8. Missile Command (1981)
One of the 2600’s most intense experiences — defend cities from incoming nuclear warheads across increasingly dense waves. The original anti-war game, where losing was inevitable and tragic by design.
The 2600’s Technical Legacy
The Atari 2600’s hardware limitations produced some of gaming’s most creative solutions:
- Racing the beam: Programmers wrote code to execute during the fraction of a second between TV scan lines, since the 2600 had no video buffer
- Symmetrical sprite tricks: The 2600 could only display two player sprites; programmers used rapid horizontal repositioning to create the illusion of more
- Warren Robinett’s Easter egg: Adventure’s hidden room with the designer’s name was the first Easter egg because Atari didn’t include credits — the only way to claim authorship was to hide it in the code
Frequently Asked Questions
What was the best 2600 game that wasn’t an arcade port?
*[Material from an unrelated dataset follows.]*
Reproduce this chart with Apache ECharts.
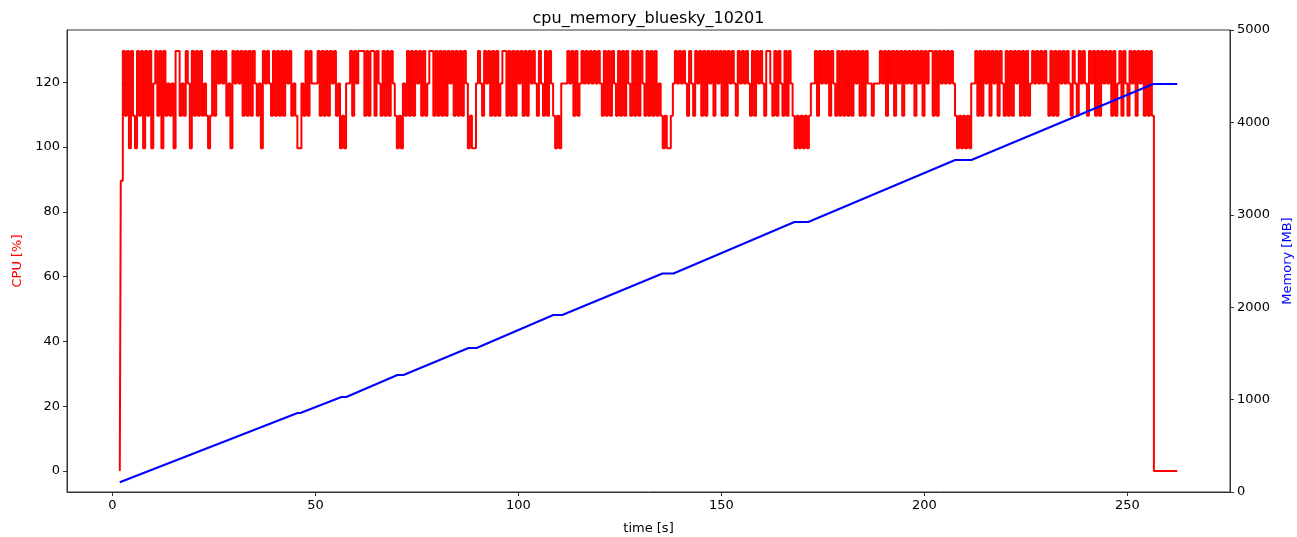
<!DOCTYPE html>
<html>
<head>
<meta charset="utf-8">
<title>cpu_memory_bluesky_10201</title>
<script src="https://cdn.jsdelivr.net/npm/echarts@6/dist/echarts.min.js"></script>
<style>
html, body { margin: 0; padding: 0; background: #fff; }
#chart { width: 1297px; height: 537px; }
</style>
</head>
<body>
<div id="chart"></div>
<script>
// cpu samples, one char per sample, every 0.5 s from 1.8 s
var cpuStart = 1.8;
var cpuStep = 0.5;
var cpuLevel = { z: 0, n: 89.6, '0': 99.6, '1': 109.6, '2': 119.6, '3': 129.6 };
var cpuTrace = [
    'zn313031031303130231', '30312120331213203131', '31210131323231203232',
    '31313132120323213131', '31323121002131322231', '31313231201022313233',
    '31313313213131321010', '21313132313123313131', '31323131313201002321',
    '32313131233131313231', '31323213213132101022', '23231312323232323213',
    '13132131313213131321', '31313121010012323232', '13213231313231323131',
    '32321323232131323213', '32131321313210101010', '12231323231321313131',
    '31323131322122232313', '23132313232313231323', '31313232323210101010',
    '22313132313231321313', '13231313123232323213', '13132323213213232132',
    '31313232313123132132', '3132313131zzzzzzzzzzzz'
];

// memory breakpoints [s] / [MB]
var memTime = [1.8, 45.6, 46.3, 56.4, 57.6, 70.2, 71.7, 87.7, 89.7, 108.6, 110.8,
    135.5, 138.2, 168.0, 171.4, 207.6, 211.6, 256.4, 262.3];
var memMB = [105, 855, 855, 1028, 1028, 1266, 1266, 1558, 1558, 1916, 1916,
    2365, 2365, 2922, 2922, 3593, 3593, 4416, 4416];

var xTicks = [0, 50, 100, 150, 200, 250];
var cpuTicks = [0, 20, 40, 60, 80, 100, 120];

function drawChart() {
    var dom = document.getElementById('chart');
    var myChart = echarts.init(dom);

    var codes = cpuTrace.join('');
    var cpuData = [];
    for (var i = 0; i < codes.length; i++) {
        cpuData.push([+(cpuStart + i * cpuStep).toFixed(1), cpuLevel[codes[i]]]);
    }
    var memData = memTime.map(function (t, i) { return [t, memMB[i]]; });

    var font = 'DejaVu Sans';
    var spine = '#333';

    var option = {
        animation: false,
        textStyle: { fontFamily: font },
        title: {
            text: 'cpu_memory_bluesky_10201',
            left: 'center',
            top: 6,
            textStyle: { fontFamily: font, fontSize: 16, fontWeight: 'normal', color: '#000' }
        },
        grid: {
            left: 67, right: 67, top: 30, bottom: 45,
            outerBoundsMode: 'none',
            containLabel: false,
            show: true, borderColor: spine, borderWidth: 1, backgroundColor: '#fff'
        },
        xAxis: {
            type: 'value',
            min: -11.2,
            max: 275.3,
            name: 'time [s]',
            nameLocation: 'middle',
            nameGap: 30,
            nameTextStyle: { fontFamily: font, fontSize: 13, color: '#000' },
            axisLine: { onZero: false, lineStyle: { color: spine } },
            axisTick: { length: 4, customValues: xTicks, lineStyle: { color: spine } },
            axisLabel: { customValues: xTicks, fontSize: 13, color: '#000', margin: 7 },
            splitLine: { show: false }
        },
        yAxis: [{
            type: 'value',
            min: -6.5,
            max: 136.1,
            name: 'CPU [%]',
            nameLocation: 'middle',
            nameRotate: 90,
            nameGap: 43,
            nameTextStyle: { fontFamily: font, fontSize: 13, color: '#ff0000' },
            axisLine: { show: true, onZero: false, lineStyle: { color: spine } },
            axisTick: { show: true, length: 4, customValues: cpuTicks, lineStyle: { color: spine } },
            axisLabel: { customValues: cpuTicks, fontSize: 13, color: '#000', margin: 7 },
            splitLine: { show: false }
        }, {
            type: 'value',
            position: 'right',
            min: 0,
            max: 5000,
            interval: 1000,
            name: 'Memory [MB]',
            nameLocation: 'middle',
            nameRotate: 90,
            nameGap: 51,
            nameTextStyle: { fontFamily: font, fontSize: 13, color: '#0000ff' },
            axisLine: { show: true, onZero: false, lineStyle: { color: spine } },
            axisTick: { show: true, length: 4, lineStyle: { color: spine } },
            axisLabel: {
                fontSize: 13, color: '#000', margin: 7,
                formatter: function (v) { return String(v); }
            },
            splitLine: { show: false }
        }],
        series: [{
            name: 'CPU',
            type: 'line',
            yAxisIndex: 0,
            data: cpuData,
            step: 'middle',
            showSymbol: false,
            sampling: null,
            lineStyle: { color: '#ff0000', width: 2 },
            itemStyle: { color: '#ff0000' }
        }, {
            name: 'Memory',
            type: 'line',
            yAxisIndex: 1,
            data: memData,
            showSymbol: false,
            lineStyle: { color: '#0000ff', width: 2 },
            itemStyle: { color: '#0000ff' }
        }]
    };

    if (option && typeof option === 'object') {
        myChart.setOption(option);
    }
}
drawChart();
</script>
</body>
</html>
Pitfall! is the answer — it’s an original title with no arcade counterpart that defined what the 2600 could do creatively. River Raid (1982) by Carol Shaw is another original title that competed with arcade games in quality.
Why did so many 2600 arcade ports disappoint? The technical gulf between 1981-82 arcade hardware and the 1977 Atari 2600 was massive. Arcade boards ran at multiple MHz with dedicated sprite chips; the 2600 had 128 bytes of RAM and ran at 1.19 MHz. Faithful ports were technically impossible.
How many games does the 2600 have? Over 900 officially released games, plus hundreds of homebrew and unlicensed titles. The 2600 had the longest cartridge production run of any console — official games were made from 1977 to 1992.